Both aircraft and satellites were used to gather intelligence then, but lengthy delays for analysis and interpretation separated the time of data acquisition from the time when commanders in the field could use the information. By contrast, both airborne and satellite reconnaissance in the Persian Gulf war gave commanders useful information in real time. The data stream was processed, communicated, and interpreted fast enough to provide early warning of a scud missile's trajectory and to guide the counterattacks. Now the sensor assets flying high above the fray can directly affect the course of battle far below.
These examples share more than just the practical use of technologies hardly imagined possible 30 years ago. Each modern marvel occurred through the vision of Army engineers who were granted the resources and freedom, by their technology managers, to explore the possible. The recommendations on the Army's in-house R&D infrastructure in Chapter 5 are meant to promote the continuation of similar opportunities for new generations of scientists and engineers.
STAR has been asked to forecast technology and systems over a similar span of three decades. None of the study participants doubt that technology will progress as much, if not more, during this next span as it has since 1960. Despite reduced budgets, there will be ample opportunities for similar success in expanding the possible to achieve the practical.
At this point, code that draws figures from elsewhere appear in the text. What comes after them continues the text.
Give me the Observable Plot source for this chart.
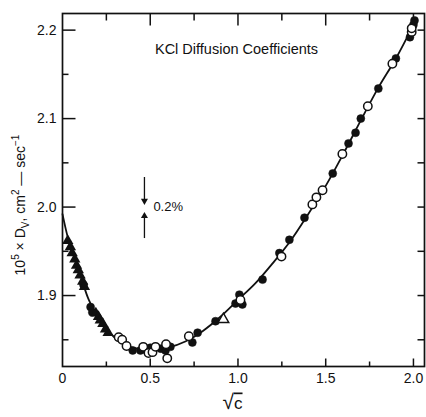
<!DOCTYPE html>
<html>
<head>
<meta charset="utf-8">
<script src="https://cdn.jsdelivr.net/npm/d3@7"></script>
<script src="https://cdn.jsdelivr.net/npm/@observablehq/plot@0.6"></script>
<style>
  html, body { margin: 0; padding: 0; background: #fff; }
  #chart svg { display: block; }
</style>
</head>
<body>
<div id="chart"></div>
<script>
// ---------- data ----------
const titleText = "KCl Diffusion Coefficients";
const yLabelText = "10⁵ × DV, cm² — sec⁻¹";
const xLabelText = "√c";
const noteText = "0.2%";

const xTickLabels = [0, 0.5, 1.0, 1.5, 2.0];
const yTickLabels = [1.9, 2.0, 2.1, 2.2];
const xTicksMajor = [0.5, 1.0, 1.5, 2.0];
const xTicksMinor = [0.25, 0.75, 1.25, 1.75];
const yTicksMajor = [1.9, 2.0, 2.1, 2.2];
const yTicksMinor = [1.85, 1.95, 2.05, 2.15];

// fitted curve
const curveX = [0, 0.03, 0.06, 0.1, 0.15, 0.2, 0.25, 0.3, 0.35, 0.4, 0.5, 0.6, 0.7, 0.8, 0.9, 1.0, 1.1, 1.2, 1.3, 1.4, 1.5, 1.6, 1.7, 1.8, 1.9, 2.0];
const curveY = [1.992, 1.966, 1.947, 1.924, 1.895, 1.876, 1.862, 1.852, 1.845, 1.841, 1.839, 1.841, 1.848, 1.860, 1.876, 1.895, 1.914, 1.937, 1.962, 1.992, 2.024, 2.060, 2.098, 2.135, 2.168, 2.206];

// filled triangles
const filledTriX = [0.03, 0.045, 0.055, 0.07, 0.08, 0.09, 0.10, 0.115, 0.125, 0.19, 0.205, 0.215, 0.23, 0.245, 0.26];
const filledTriY = [1.962, 1.955, 1.948, 1.941, 1.934, 1.929, 1.923, 1.916, 1.910, 1.880, 1.876, 1.872, 1.868, 1.862, 1.858];

// filled circles
const filledCircX = [0.12, 0.16, 0.17, 0.40, 0.444, 0.48, 0.50, 0.56, 0.587, 0.615, 0.74, 0.77, 0.872, 0.986, 1.025, 1.008, 1.14, 1.236, 1.293, 1.379, 1.54, 1.63, 1.67, 1.70, 1.80, 1.90, 1.98, 2.0, 2.006];
const filledCircY = [1.912, 1.887, 1.881, 1.838, 1.838, 1.838, 1.841, 1.840, 1.838, 1.842, 1.847, 1.858, 1.871, 1.891, 1.890, 1.901, 1.918, 1.948, 1.963, 1.988, 2.038, 2.072, 2.084, 2.100, 2.134, 2.168, 2.192, 2.206, 2.211];

// open circles
const openCircX = [0.32, 0.34, 0.365, 0.46, 0.49, 0.513, 0.53, 0.59, 0.597, 0.72, 1.014, 1.248, 1.424, 1.447, 1.482, 1.595, 1.74, 1.88, 1.99, 1.99];
const openCircY = [1.853, 1.850, 1.843, 1.842, 1.835, 1.836, 1.842, 1.845, 1.829, 1.854, 1.895, 1.944, 2.003, 2.011, 2.019, 2.060, 2.114, 2.162, 2.198, 2.202];

// open triangles
const openTriX = [0.917];
const openTriY = [1.873];

// 0.2% error-bar annotation
const arrowX = 0.467;
const arrowDownY = [2.034, 2.007];
const arrowUpY = [1.965, 1.990];
const noteX = 0.518;
const noteY = 2.0;

// ---------- build ----------
const W = 426, H = 417, ML = 62, MR = 2, MT = 13, MB = 51;
const FW = W - ML - MR, FH = H - MT - MB;
const xDom = [0, 2.063], yDom = [1.8198, 2.2188];
// pixel lengths expressed in data units (for fixed-length tick marks)
const pxX = (p) => p * (xDom[1] - xDom[0]) / FW;
const pxY = (p) => p * (yDom[1] - yDom[0]) / FH;

const pts = (xs, ys) => xs.map((x, i) => ({x, y: ys[i]}));
const curve = pts(curveX, curveY);
const fTri = pts(filledTriX, filledTriY);
const fCirc = pts(filledCircX, filledCircY);
const oCirc = pts(openCircX, openCircY);
const oTri = pts(openTriX, openTriY);

const tk = {stroke: "#111", strokeWidth: 1.5};
const leftTicks = (vals, len) => Plot.link(vals, {x1: () => xDom[0], x2: () => xDom[0] + pxX(len), y1: d => d, y2: d => d, ...tk});
const rightTicks = (vals, len) => Plot.link(vals, {x1: () => xDom[1], x2: () => xDom[1] - pxX(len), y1: d => d, y2: d => d, ...tk});
const bottomTicks = (vals, len) => Plot.link(vals, {y1: () => yDom[0], y2: () => yDom[0] + pxY(len), x1: d => d, x2: d => d, ...tk});
const topTicks = (vals, len) => Plot.link(vals, {y1: () => yDom[1], y2: () => yDom[1] - pxY(len), x1: d => d, x2: d => d, ...tk});

const chart = Plot.plot({
  width: W,
  height: H,
  marginLeft: ML,
  marginRight: MR,
  marginTop: MT,
  marginBottom: MB,
  style: {fontFamily: "'Liberation Sans', Arial, Helvetica, sans-serif", fontSize: "13px", background: "#fff", color: "#111"},
  x: {domain: xDom},
  y: {domain: yDom},
  marks: [
    Plot.frame({stroke: "#111", strokeWidth: 1.7}),
    // tick labels
    Plot.axisX(xTickLabels, {anchor: "bottom", label: null, tickSize: 0, tickPadding: 7, fontSize: 14, tickFormat: d => d === 0 ? "0" : d.toFixed(1)}),
    Plot.axisY(yTickLabels, {anchor: "left", label: null, tickSize: 0, tickPadding: 6, fontSize: 14, tickFormat: d => d.toFixed(1)}),
    // axis labels & title
    Plot.text([yLabelText], {text: d => d, frameAnchor: "left", textAnchor: "middle", dx: -42, dy: 15, rotate: -90, fontSize: 14}),
    Plot.text([xLabelText], {text: d => d, frameAnchor: "bottom", textAnchor: "middle", dx: -11, dy: 42, fontSize: 17}),
    Plot.text([titleText], {text: d => d, frameAnchor: "top", textAnchor: "middle", dx: -7, dy: 30, fontSize: 14.5}),
    // fitted curve
    Plot.line(curve, {x: "x", y: "y", curve: "catmull-rom", stroke: "#111", strokeWidth: 1.8}),
    // data points
    Plot.dot(fCirc, {x: "x", y: "y", r: 4, fill: "#111", stroke: "#111", strokeWidth: 0.5}),
    Plot.dot(fTri, {x: "x", y: "y", symbol: "triangle", r: 4.2, fill: "#111"}),
    Plot.dot(oCirc, {x: "x", y: "y", r: 4.2, fill: "#fff", stroke: "#111", strokeWidth: 1.5}),
    Plot.dot(oTri, {x: "x", y: "y", symbol: "triangle", r: 4, fill: "#fff", stroke: "#111", strokeWidth: 1.4}),
    // 0.2% annotation
    Plot.link([0], {x1: () => arrowX, x2: () => arrowX, y1: () => arrowDownY[0], y2: () => arrowDownY[1], stroke: "#111", strokeWidth: 1.3}),
    Plot.link([0], {x1: () => arrowX, x2: () => arrowX, y1: () => arrowUpY[0], y2: () => arrowUpY[1], stroke: "#111", strokeWidth: 1.3}),
    Plot.dot([0], {x: () => arrowX, y: () => arrowDownY[1], symbol: "triangle", r: 2.6, rotate: 180, fill: "#111"}),
    Plot.dot([0], {x: () => arrowX, y: () => arrowUpY[1], symbol: "triangle", r: 2.6, fill: "#111"}),
    Plot.text([noteText], {x: () => noteX, y: () => noteY, text: d => d, textAnchor: "start", fontSize: 13}),
    // inward ticks on all four sides
    leftTicks(yTicksMajor, 13),
    leftTicks(yTicksMinor, 6),
    rightTicks(yTicksMajor.concat(yTicksMinor), 7),
    bottomTicks(xTicksMajor, 8),
    bottomTicks(xTicksMinor, 5),
    topTicks(xTicksMajor, 12),
    topTicks(xTicksMinor, 7)
  ]
});

document.getElementById("chart").appendChild(chart);

// rich text for the axis labels (superscripts / subscripts / overline)
d3.select(chart).selectAll("text").each(function() {
  const el = d3.select(this);
  const t = this.textContent;
  if (t === yLabelText) {
    el.text(null);
    const parts = [["10", 0], ["5", 1], [" × D", 0], ["V", -1], [", cm", 0], ["2", 1], [" — sec", 0], ["−1", 1]];
    let cur = 0;
    for (const [s, k] of parts) {
      const off = k === 1 ? -5.5 : k === -1 ? 4 : 0;
      el.append("tspan").attr("dy", off - cur).attr("font-size", k ? 10 : null).text(s);
      cur = off;
    }
  } else if (t === xLabelText) {
    el.text(null);
    el.append("tspan").attr("font-size", 21).text("√");
    el.append("tspan").style("text-decoration", "overline").text("c");
  }
});
</script>
</body>
</html>
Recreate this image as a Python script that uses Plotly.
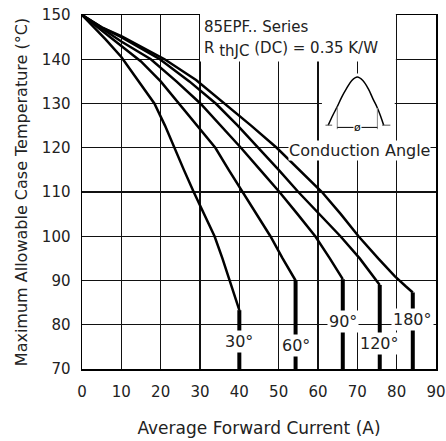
import plotly.graph_objects as go

# ---- axes ----
X_MIN, X_MAX = 0, 90
Y_MIN, Y_MAX = 70, 150
x_ticks = list(range(0, 91, 10))
y_ticks = list(range(70, 151, 10))

# ---- series (Average forward current A -> max case temperature °C) ----
angles = ["30°", "60°", "90°", "120°", "180°"]

i_30 = [0, 3, 6, 10, 14.5, 18.4, 21.1, 23.4, 25.9, 28.4, 31, 33.7, 35.7, 37.5, 39, 40]
t_30 = [150, 147.2, 144.5, 140.5, 135, 130, 125, 120, 115, 110, 105, 100, 95, 90, 86, 83.3]

i_60 = [0, 5, 10, 15, 20, 24.6, 29.3, 33.9, 37.3, 40.9, 44.4, 47.9, 51, 53, 54.3]
t_60 = [150, 146.5, 142.8, 139.5, 135, 130, 125, 120, 115, 110, 105, 100, 95, 92, 90]

i_90 = [0, 5, 10, 17.5, 24, 30.1, 35.3, 40.4, 45.3, 50.2, 54.8, 59.3, 63, 65.2, 66.3]
t_90 = [150, 147, 144, 140, 135, 130, 125, 120, 115, 110, 105, 100, 95, 92, 90.3]

i_120 = [0, 5, 10, 19.8, 27.3, 34, 39.6, 44.9, 50, 55, 60.3, 65.7, 70.6, 73.6, 75.7]
t_120 = [150, 147.2, 145, 140, 135, 130, 125, 120, 115, 110, 105, 100, 95, 91.5, 89]

i_180 = [0, 5, 10, 21, 29, 36.3, 43, 49.5, 55.3, 61, 65.8, 70.3, 75.3, 79.5, 82.3, 84.1]
t_180 = [150, 147.2, 145.2, 140, 135.3, 130, 125, 120, 115, 110, 105, 100, 95, 91, 88.7, 87.3]

currents = [i_30, i_60, i_90, i_120, i_180]
temps = [t_30, t_60, t_90, t_120, t_180]

# curve label anchors (data coords)
label_x = [40, 54.3, 66.3, 75.7, 84.1]
label_y = [76.3, 75.4, 80.7, 75.8, 81.2]

# ---- inset "conduction angle" icon (decoration) ----
hump_x = [62.6, 63.8, 64.9, 66.0, 67.2, 68.6, 70.0, 71.4, 72.8, 74.0, 75.1, 75.9, 76.7]
hump_y = [125.1, 127.4, 129.3, 131.4, 133.3, 135.2, 136.0, 135.2, 133.3, 131.0, 129.0, 127.2, 125.1]

FONT = "DejaVu Sans"
TXT = "#222222"

fig = go.Figure()

for xs, ys in zip(currents, temps):
    fig.add_trace(go.Scatter(x=xs, y=ys, mode="lines",
                             line=dict(color="black", width=2.5),
                             hoverinfo="skip", showlegend=False))
    fig.add_trace(go.Scatter(x=[xs[-1], xs[-1]], y=[ys[-1], Y_MIN], mode="lines",
                             line=dict(color="black", width=4),
                             hoverinfo="skip", showlegend=False))

fig.add_trace(go.Scatter(x=hump_x, y=hump_y, mode="lines",
                         line=dict(color="black", width=1.5, shape="spline"),
                         hoverinfo="skip", showlegend=False))

shapes = [
    # white box behind the series text (covers top border)
    dict(type="rect", xref="x", yref="paper", x0=30, x1=79.8,
         y0=(139.5 - Y_MIN) / (Y_MAX - Y_MIN), y1=1.02,
         fillcolor="white", line=dict(width=0), layer="above"),
    # white box behind the icon (above grid, below traces)
    dict(type="rect", xref="x", yref="y", x0=61.0, x1=79.5, y0=121.3, y1=136.8,
         fillcolor="white", line=dict(width=0), layer="between"),
    # icon baseline dashes
    dict(type="line", xref="x", yref="y", x0=61.9, x1=63.6, y0=125.1, y1=125.1,
         line=dict(color="#555", width=1), layer="above"),
    dict(type="line", xref="x", yref="y", x0=76.3, x1=78.4, y0=125.1, y1=125.1,
         line=dict(color="#555", width=1), layer="above"),
    # conduction limits
    dict(type="line", xref="x", yref="y", x0=64.9, x1=64.9, y0=124.2, y1=129.3,
         line=dict(color="#888", width=1), layer="above"),
    dict(type="line", xref="x", yref="y", x0=75.1, x1=75.1, y0=124.2, y1=129.0,
         line=dict(color="#888", width=1), layer="above"),
    # angle arrow line
    dict(type="line", xref="x", yref="y", x0=64.9, x1=75.1, y0=124.6, y1=124.6,
         line=dict(color="black", width=1), layer="above"),
]

annotations = [
    dict(x=30.5, y=147.3, xref="x", yref="y", xanchor="left", yanchor="middle",
         text="85EPF.. Series", showarrow=False, font=dict(family=FONT, size=15, color=TXT)),
    dict(x=30.5, y=142.1, xref="x", yref="y", xanchor="left", yanchor="middle",
         text="R <sub><span style='font-size:15px'>thJC</span></sub> (DC) = 0.35 K/W",
         showarrow=False, font=dict(family=FONT, size=15, color=TXT)),
    dict(x=70.6, y=119.3, xref="x", yref="y", xanchor="center", yanchor="middle",
         text="Conduction Angle", showarrow=False, bgcolor="white", borderpad=0,
         font=dict(family=FONT, size=16, color=TXT)),
    dict(x=70.0, y=124.6, xref="x", yref="y", xanchor="center", yanchor="middle",
         text="ø", showarrow=False, bgcolor="white", borderpad=0,
         font=dict(family=FONT, size=11, color="black")),
]
for lx, ly, lab in zip(label_x, label_y, angles):
    annotations.append(dict(x=lx, y=ly, xref="x", yref="y", xanchor="center", yanchor="middle",
                            text=lab, showarrow=False, bgcolor="white", borderpad=1,
                            font=dict(family=FONT, size=16, color=TXT)))

axis_common = dict(showgrid=True, gridcolor="#111111", gridwidth=1.4,
                   showline=True, linecolor="black", linewidth=1.5, mirror=True,
                   zeroline=False, ticks="", automargin=False,
                   tickfont=dict(family=FONT, size=15, color=TXT))

fig.update_layout(
    width=446, height=441,
    margin=dict(l=82, r=10, t=15, b=72),
    paper_bgcolor="white", plot_bgcolor="white",
    xaxis=dict(range=[X_MIN, X_MAX], tickvals=x_ticks, ticklabelstandoff=8,
               title=dict(text="Average Forward Current (A)", standoff=22,
                          font=dict(family=FONT, size=17, color=TXT)),
               **axis_common),
    yaxis=dict(range=[Y_MIN, Y_MAX], tickvals=y_ticks, ticklabelstandoff=7,
               title=dict(text="Maximum Allowable Case Temperature (°C)", standoff=10,
                          font=dict(family=FONT, size=16, color=TXT)),
               **axis_common),
    shapes=shapes,
    annotations=annotations,
)

fig.write_html("out.html", config={"displayModeBar": False, "staticPlot": True},
               post_script="document.body.style.margin='0';document.body.style.overflow='hidden';")
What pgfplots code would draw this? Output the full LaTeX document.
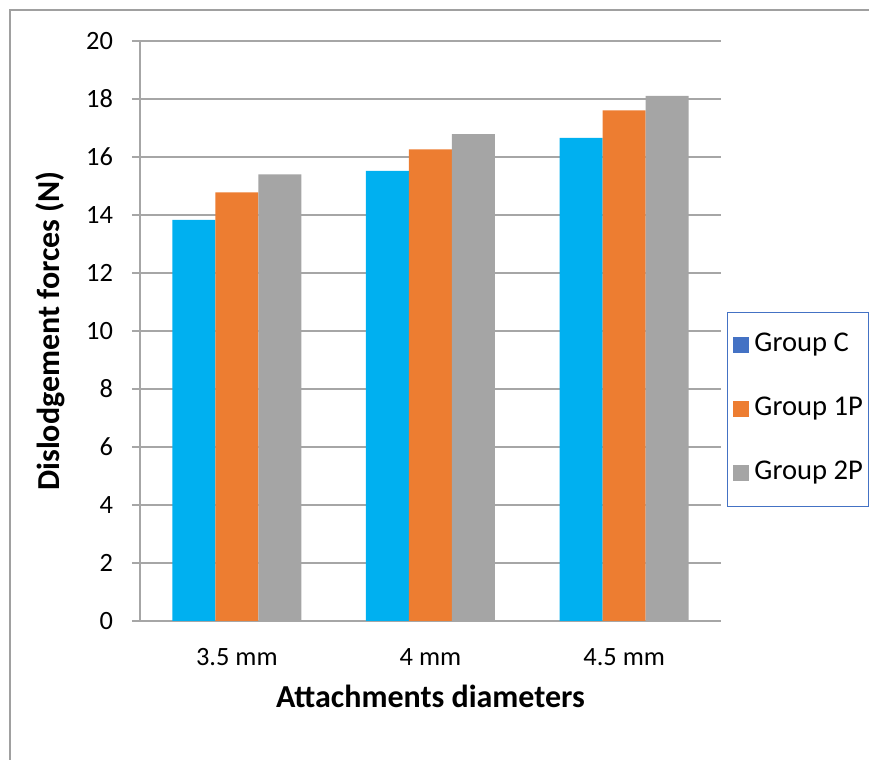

Yet the old-timers among us wonder whether the next generation of Army visionaries will enjoy an environment that encourages and nurtures their efforts and unleashes their creativity. The business of technology development has become much more complicated; it seems more difficult now to apply technology rapidly to the needs of forces in the field. The structure as it stands today casts doubt on whether the next generation will be able to seize the opportunities offered by technology to produce similar marvels in future Army systems. The implementation strategy, focal values, and other technology management changes recommended by the STAR Committee are offered in the hope of regaining an environment that will attract and encourage a new generation, to ensure the technological dominance of U.S arms into the twenty-first century.